Zombileri teşvikle beslemesek?

Şeref OĞUZ
Şeref OĞUZ ÖNERİ - YORUM

Söz konusu gelişme olunca herkesin dilinde bir teşvik lafı takılır, durur… Efendim şu alanı teşvik etmeliyiz, filan alanda teşvik yetersiz, teşvik olsa uçarız kabilinden güzellemeler… Halen 30’a yakın farklı alanda teşvik veren Türkiye’de neden bu beklenti gerçekleşmez?

Çünkü teşviki veriyoruz ama takip etmiyoruz. Çünkü verilen teşvikin amacına uygun kullanılıp kullanılmadığını bilmiyoruz, hatta bununla ilgilenmiyoruz. 2020’de 1 trilyon liralık düşük faizli kredi saçtık ortalığa, ekonomik canlanmayı teşvik için. Ne oldu? Kredinin büyük bölümü dövize gidiverdi.

Zombi girişimciler mesela… Zombi, hayattan beslenen ama değer üretmeyen ölü sistemlerdir. Zombi girişimciler, devletin kaynaklarını emer ama onları değere dönüştürmez. Zombi şirketler, arar bulur teşvik sahibi olur ama onu amacına uygun kullanmaz ve kapına dayanıverir; “daha daha teşvik ver…”

Hollanda’da elindeki lale soğanıyla bankadan içeri giren biri, bankodaki görevliden kredi talep ettiğinde, derhal bunu alır. Zira görevli, lale soğanını bilir, yasalar bu kredinin nerede kullanılacağını bilir, banka yöneticisi de bu krediyle gidip dolar alınmayacağından emindir.

Bizde ise durum farklıdır. Hele ki teşvik ile desteklediğimiz alanlarda denetim ve etki analizi yapılmadığı için aktarılan kaynağın nasıl bir fayda ürettiğini ölçemeyiz. Ölçemeyince bilemeyiz, bilemeyince de yönetemeyiz.

İKİ SORU İKİ CEVAP

Teşvikleri kim takip etmeli?

Bunu bir bakanlığa bağlamak yerine doğrudan teşviki verenin onu denetleyeceği mekanizma kurmak gerekecek. Diyelim ki tarım ya da start-up için getirilen teşvik, tanımlandığı alanda mı kullanılmış yoksa başka amaçlar için mi harcanmış? Kaldı ki teşviki verenin, kötü kullanım halinde bunu geri alma yetkisi, geri çağırma imkânıyla donatılması gerekir.
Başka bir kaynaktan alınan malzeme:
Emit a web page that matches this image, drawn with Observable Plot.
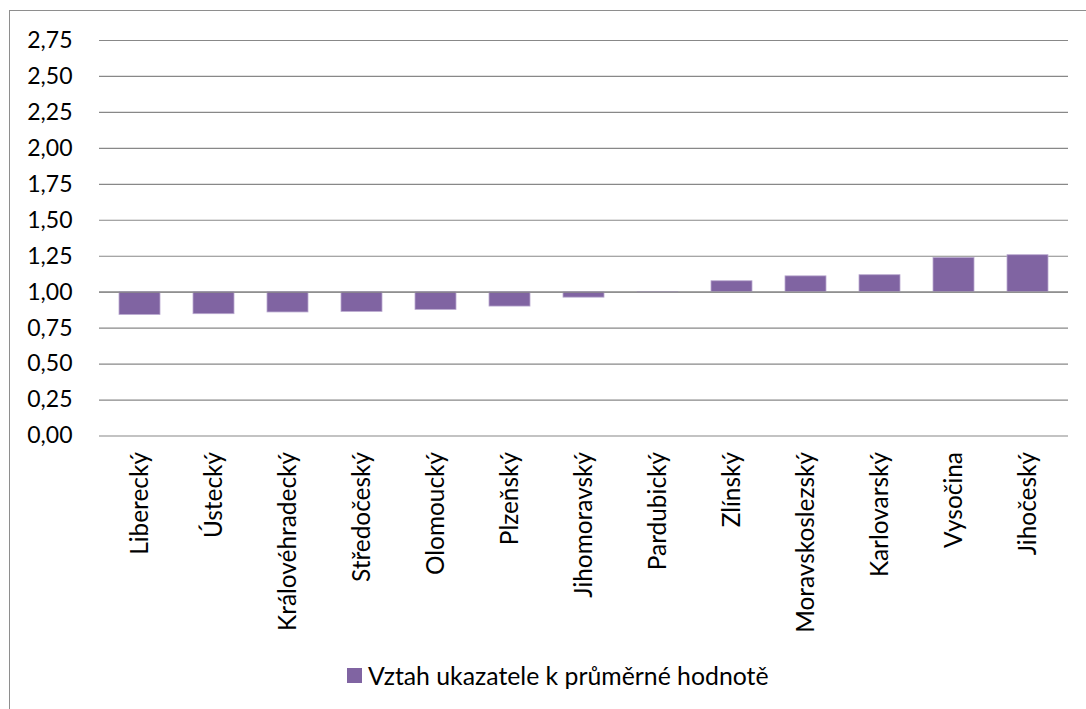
<!DOCTYPE html>
<html>
<head>
<meta charset="utf-8">
<script src="https://cdn.jsdelivr.net/npm/d3@7"></script>
<script src="https://cdn.jsdelivr.net/npm/@observablehq/plot@0.6"></script>
<style>
  html, body { margin: 0; padding: 0; background: #fff; }
  #wrap { position: relative; width: 1086px; height: 709px; overflow: hidden; font-family: Lato, "Open Sans", sans-serif; }
  #frame { position: absolute; left: 9px; top: 10px; width: 1100px; height: 720px; border: 1.5px solid #8e8e8e; box-sizing: border-box; }
  #chart { position: absolute; left: 0; top: 0; }
  #legend { position: absolute; left: 347px; top: 661px; display: flex; align-items: center; font-size: 24.8px; color: #000; }
  #legend .sw { width: 15px; height: 15px; background: #8064A2; margin-right: 6px; }
</style>
</head>
<body>
<div id="wrap">
  <div id="frame"></div>
  <div id="chart"></div>
  <div id="legend"><span class="sw"></span><span id="legend-label"></span></div>
</div>
<script>
const regions = ["Liberecký", "Ústecký", "Královéhradecký", "Středočeský", "Olomoucký", "Plzeňský", "Jihomoravský", "Pardubický", "Zlínský", "Moravskoslezský", "Karlovarský", "Vysočina", "Jihočeský"];
const values = [0.842, 0.847, 0.859, 0.863, 0.877, 0.90, 0.962, 0.997, 1.076, 1.11, 1.118, 1.238, 1.257];
const yTicks = [0, 0.25, 0.5, 0.75, 1, 1.25, 1.5, 1.75, 2, 2.25, 2.5, 2.75];
const seriesName = "Vztah ukazatele k průměrné hodnotě";
const baseline = 1;

const data = regions.map((r, i) => ({region: r, value: values[i]}));
const fmt = v => d3.format(".2f")(v).replace(".", ",");

const chart = Plot.plot({
  width: 1086,
  height: 660,
  marginLeft: 99,
  marginRight: 18,
  marginTop: 40,
  marginBottom: 224.5,
  style: {fontFamily: "Lato, 'Open Sans', sans-serif", fontSize: "23px", color: "#000", background: "transparent"},
  x: {domain: regions, paddingInner: 0.44, paddingOuter: 0.22, label: null},
  y: {domain: [0, 2.75], label: null},
  marks: [
    Plot.gridY(yTicks, {stroke: "#888", strokeOpacity: 1, strokeWidth: 1.2}),
    Plot.axisY(yTicks, {tickSize: 0, tickPadding: 27, tickFormat: fmt, fontSize: 23, label: null}),
    Plot.axisX({tickSize: 0, tickPadding: 16, tickRotate: -90, fontSize: 24.4, label: null}),
    Plot.barY(data, {x: "region", y1: () => baseline, y2: "value", fill: "#8064A2", stroke: "#b9a9cf", strokeWidth: 0.8}),
    Plot.ruleY([baseline], {stroke: "#888", strokeWidth: 1.2})
  ]
});
document.getElementById("chart").appendChild(chart);
document.getElementById("legend-label").textContent = seriesName;
</script>
</body>
</html>
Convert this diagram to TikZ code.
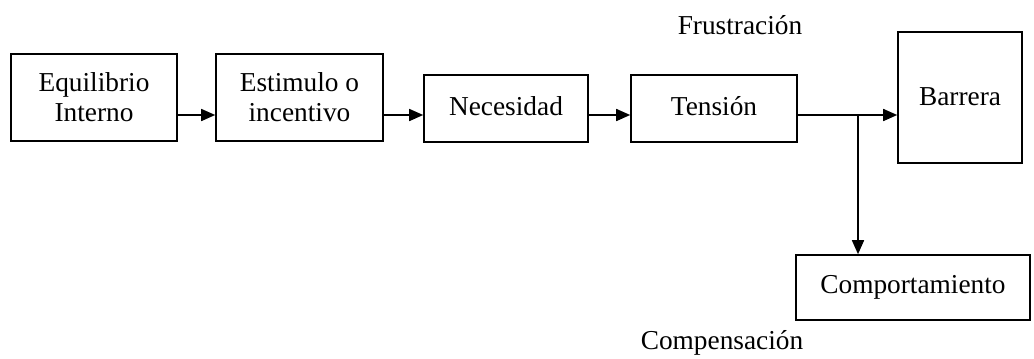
\documentclass[tikz,border=0pt]{standalone}
\usepackage{fontspec}
\setmainfont{Liberation Serif}
\usetikzlibrary{arrows.meta}
\begin{document}
\begin{tikzpicture}[x=0.75pt,y=-0.75pt,
 box/.style={draw,line width=1.2pt,inner sep=0pt,align=center,font=\fontsize{20.5}{22.5}\selectfont},
 arr/.style={line width=1.2pt,-{Triangle[length=10.5pt,width=9pt]}},
 conn/.style={line width=1.2pt},
 lbl/.style={inner sep=0pt,font=\fontsize{20.5}{22.5}\selectfont}]
\useasboundingbox (0,0) rectangle (1034,358);
\node[box,minimum width=124.5pt,minimum height=65.25pt] (eq) at (94,97.5) {Equilibrio\\Interno};
\node[box,minimum width=125.25pt,minimum height=65.25pt] (est) at (299.5,97.5) {Estimulo o\\incentivo};
\node[box,minimum width=123pt,minimum height=50.25pt] (nec) at (506,108.5) {\raisebox{4pt}{Necesidad}};
\node[box,minimum width=124.5pt,minimum height=50.25pt] (ten) at (714,108.5) {\raisebox{4pt}{Tensión}};
\node[box,minimum width=93pt,minimum height=98.25pt] (bar) at (960,97.5) {\raisebox{2pt}{Barrera}};
\node[box,minimum width=175.5pt,minimum height=48.75pt] (comp) at (913,287.5) {Comportamiento};
\node[lbl] (fru) at (740,25) {Frustración};
\node[lbl] (cmp) at (722,343) {Compensación};
\coordinate (ay) at (0,115);
\coordinate (j) at (858,115);
\draw[arr] (eq.east |- ay) -- (est.west |- ay);
\draw[arr] (est.east |- ay) -- (nec.west |- ay);
\draw[arr] (nec.east |- ay) -- (ten.west |- ay);
\draw[conn] (ten.east |- ay) -- (j);
\draw[arr] (j) -- (bar.west |- ay);
\draw[arr] (j) -- (comp.north -| j);
\end{tikzpicture}
\end{document}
Teşviklerin işe yarama oranı nedir?

Sektörüne ve şirketine bağlı olarak teşviklerin ancak 4’te biri amacına uygun alanlarda kullanılıyor. Gerisi, kişisel menfaat, şirketin başka işlerine harcama, lüks tüketim gibi amaç dışı alanlara gidiyor. Devlet verdiği paradan oluyor, ülke, teşvikle beslenen umutlarını yitiriyor.

NOT

MEĞER TAŞA TOHUM EKİLMEZ İMİŞ

Bu güzel mısra; 19’uncu yüzyıl ozanlarımızdan Seyrani’ye ait; “Eski libas gibi aşıkın gönlü / Söküldükten sonra dikilmez imiş / Seyrani’nin gözü gamla yaş imiş / Meğer taşa tohum ekilmez imiş.”

Teşviki doğru tohum ve doğru toprağa akıtmazsan, onu ziyan edersin. Taşa tohum ekilmez, teşvikin ruhuna uygun olmayan işlerden fayda türemez. Fikri olan ama finansı olmayan yığınca gencimiz, start-up’ımız var. Onları teşvik etmek dururken siyasi mülahazalarla kaynağı yandaşa, candaşa aktarmak ülkeye bir şey kazandırmaz.

Etrafıma bakıyorum, bir yandan finansman bulamadığı için gelişemeyen girişimciler, tarla bulamadığı için tarıma giremeyen gençler… Diğer yandan teşvik kovalayan, onu alıp har vurup harman savuran, bitince yenisini isteme yüzsüzlüğündekiler…

Zombiyi teşvik etmek, morgdakine serum bağlamaktır. Oysa bizim ölü sistemlere akıtacak serumumuz yok. Olanı, değer üreten girişimcilere aktarmadıkça orta gelir tuzağından çıkamayız.